Череда узеньких кроваток. Ведь это уже было у меня? Где-то… Когда-то… Значит, я вернулась. Куда-то…
Окна. На них решетки. Делят на квадратики серый асфальт и голые стволы деревьев. Ну не совсем голые. Вон, проклюнулись листики. Сорвать, сунуть в рот, пожевать – почувствовать клейкую весеннюю сочность, зеленую даже на вкус. Не получится. Деревья снаружи. Я внутри.
Я уже понимаю, это какая-то больница. Но что здесь лечат? У меня ничего не болит. Но выдают лекарства: «Пей!» Сую в рот, выпиваю воду, показываю пустой рот, выплевываю таблетки в ладонь, прячу под соседский матрас, не свой. Почему? Не знаю. Но помню, что глотать нельзя. Ещё уколы. От них не отвертишься. Одна девушка – её койка у самой двери – всегда знает, когда придет медсестра со шприцами. Прячется в туалете, боится уколов. Но её всегда находят. Тащат в процедурную. Она визжит. Потом возвращается. Плачет. Остальные над ней смеются. Она лежит, свернувшись клубком, бледные икры торчат из-под голубенькой ночнушки, вздрагивают острые плечи. Остальные – ситцевые застиранные халаты, мятые ночные рубашки – стоят вокруг, трясут кровать за спинки, гыкают, взвизгивают, похохатывают, давятся колючим матерком. Ей горе, им радость. Мне всё равно.
Это не какая-то больница. Это психушка. Дурка. Я в дурке. Ну и ладно. Самое мне место. Непомнящей. Отупелой. Неотвечающей. Почти нереагирующей ни на что. Целый день сидящей в кровати, пока не гонят в столовку или в очередь за таблетками. Ноги поджаты, щека на колено, глаза сквозь решетку на улицу.

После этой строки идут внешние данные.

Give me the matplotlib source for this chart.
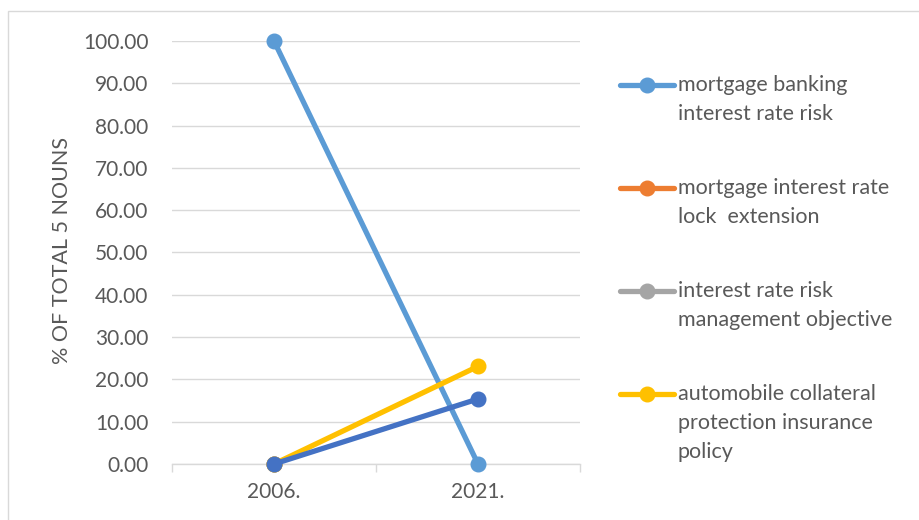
import matplotlib
matplotlib.use("Agg")
import matplotlib.pyplot as plt
from matplotlib.lines import Line2D
from matplotlib.patches import Rectangle
import numpy as np

plt.rcParams['font.family'] = ['Lato', 'DejaVu Sans']

# Data
years = ["2006.", "2021."]
series_names = [
    "mortgage banking\ninterest rate risk",
    "mortgage interest rate\nlock  extension",
    "interest rate risk\nmanagement objective",
    "automobile collateral\nprotection insurance\npolicy",
    "interest rate risk\nmanagement",
]
mortgage_banking = [100.00, 0.00]
rate_lock_extension = [0.00, np.nan]
risk_objective = [0.00, np.nan]
collateral_insurance = [0.00, 23.08]
risk_management = [0.00, 15.38]
series_values = [mortgage_banking, rate_lock_extension, risk_objective,
                 collateral_insurance, risk_management]
colors = ["#5B9BD5", "#ED7D31", "#A5A5A5", "#FFC000", "#4472C4"]
y_ticks = [0, 10, 20, 30, 40, 50, 60, 70, 80, 90, 100]

TEXT = "#595959"
GRID = "#D9D9D9"
W, H = 920, 520
LW = 3.8
MS = 10.5

fig = plt.figure(figsize=(W / 100, H / 100), dpi=100)
fig.patch.set_facecolor("white")

# Chart border
fig.add_artist(Rectangle((8 / W, -0.05), 1.05, 1 - 11 / H + 0.05,
                         transform=fig.transFigure, fill=False,
                         edgecolor=GRID, linewidth=1.0))

left, right, top, bottom = 172, 580, 41, 464
ax = fig.add_axes([left / W, 1 - bottom / H, (right - left) / W, (bottom - top) / H])

x = np.arange(len(years))
for vals, c in zip(series_values, colors):
    ax.plot(x, vals, color=c, linewidth=LW, marker="o", markersize=MS,
            solid_capstyle="round", clip_on=False, zorder=3)

ax.set_xlim(-0.5, len(years) - 0.5)
ax.set_ylim(0, 100)
ax.set_yticks(y_ticks)
ax.set_yticklabels([f"{v:.2f}" for v in y_ticks])
ax.set_xticks(x)
ax.set_xticklabels(years)
ax.set_xticks(np.arange(-0.5, len(years)), minor=True)

ax.grid(axis="y", color=GRID, linewidth=1.0)
ax.set_axisbelow(True)
for s in ["top", "right", "left"]:
    ax.spines[s].set_visible(False)
ax.spines["bottom"].set_color(GRID)
ax.spines["bottom"].set_linewidth(1.0)

ax.tick_params(axis="y", length=0, pad=17, labelsize=15, labelcolor=TEXT)
ax.tick_params(axis="x", which="major", length=0, pad=13, labelsize=15, labelcolor=TEXT)
ax.tick_params(axis="x", which="minor", length=6, width=1.0, color=GRID, direction="out")

# Value axis title
fig.text(62 / W, 1 - 250 / H, "% OF TOTAL 5 NOUNS", rotation=90, fontsize=15.5,
         color=TEXT, ha="center", va="center")

# Legend (first four entries fit in the panel)
entry_tops = [85, 188, 291, 394]
line_h = 29
for name, c, yt in zip(series_names[:4], colors[:4], entry_tops):
    yf = 1 - yt / H
    fig.add_artist(Line2D([620 / W, 674 / W], [yf, yf], transform=fig.transFigure,
                          color=c, linewidth=LW, solid_capstyle="round"))
    fig.add_artist(Line2D([647 / W], [yf], transform=fig.transFigure,
                          color=c, marker="o", markersize=MS, linestyle="none"))
    for i, ln in enumerate(name.split("\n")):
        fig.text(678 / W, 1 - (yt + i * line_h) / H, ln, fontsize=15.5,
                 color=TEXT, va="center", ha="left")

fig.savefig("out.png", dpi=100)
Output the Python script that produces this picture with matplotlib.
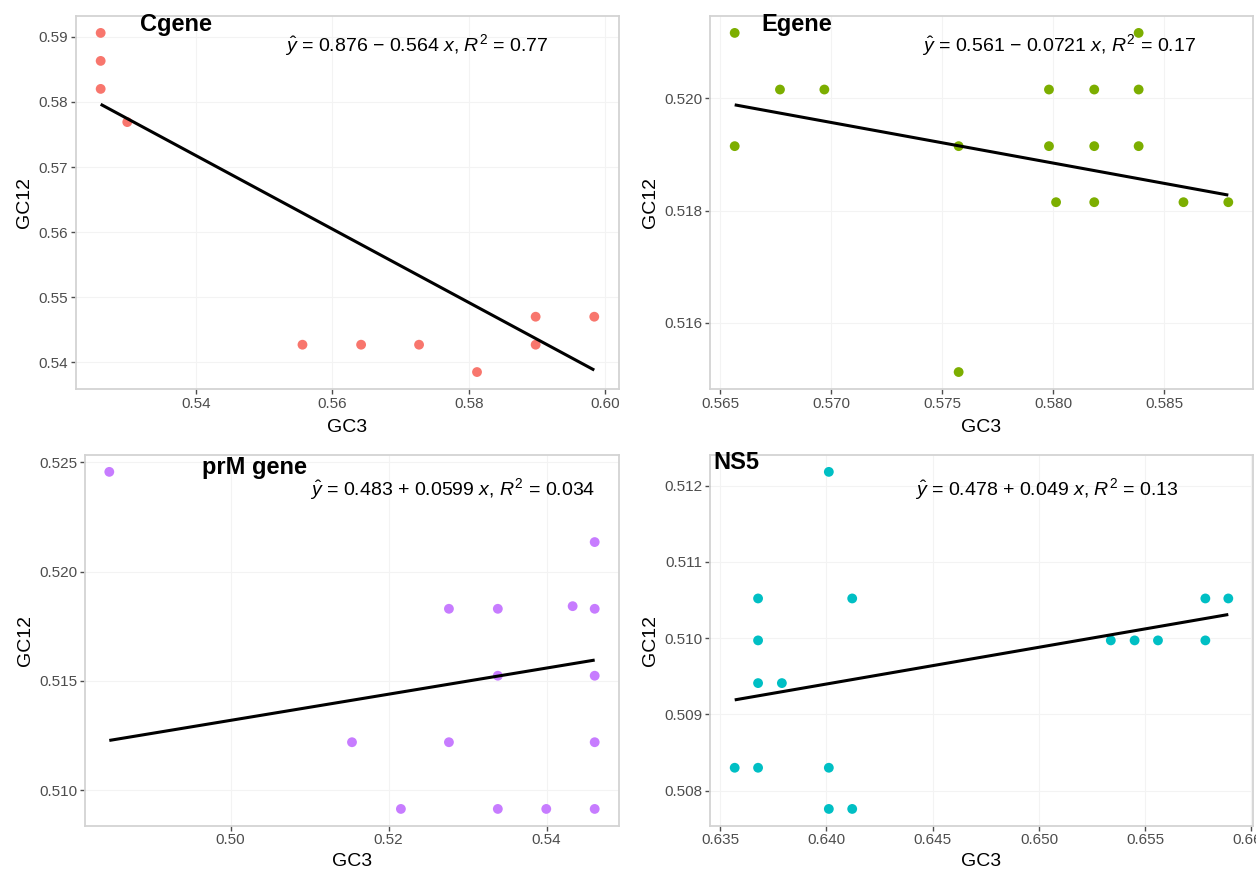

– Мне кажется, пора. Такой шок будет на пользу. Выведет её… – доносится из коридора.
Сразу понимаю, это про меня.
Дверь, скрипнув, открывается. Но я не поворачиваюсь, по-прежнему смотрю в окно на унылый асфальт и торчащие из него стволы.
– Ленка! – девичий голос, знакомый, но не помню, чей.
– Ленка! – требовательно, и за плечо трясет.
Поднимаю голову. Машка! Ну вроде как. Остриженная. Курчавый барашек. Но Машка же!
В голове завертелось пылевой бурей. Чуть с кровати меня не сдуло. Нет сдуло-таки. Я ноги спустила, а встать на них не смогла. Блеклый прикроватный линолеум подпрыгнул и треснул меня прямо в лоб. Когда очнулась, Машкино лицо нависало знойной африканской луной, глаза хлопали, ресницы гоняли воздух лёгким сквознячком. За луной маячил силуэт. Не медсестра, не врач, какой-то парень или дядька. Тёмный силуэт, черный. Как тот дьявол, что являлся наказывать меня. Наказывать за что?
За убийство!
Я вспомнила! Треск синего шёлка, падающие свечи, прикованный к кровати полуголый червяк, подушка, отражение в окне – смазанный подмалёвок на черном холсте. Дыры в памяти затянулись. Всё встало на место.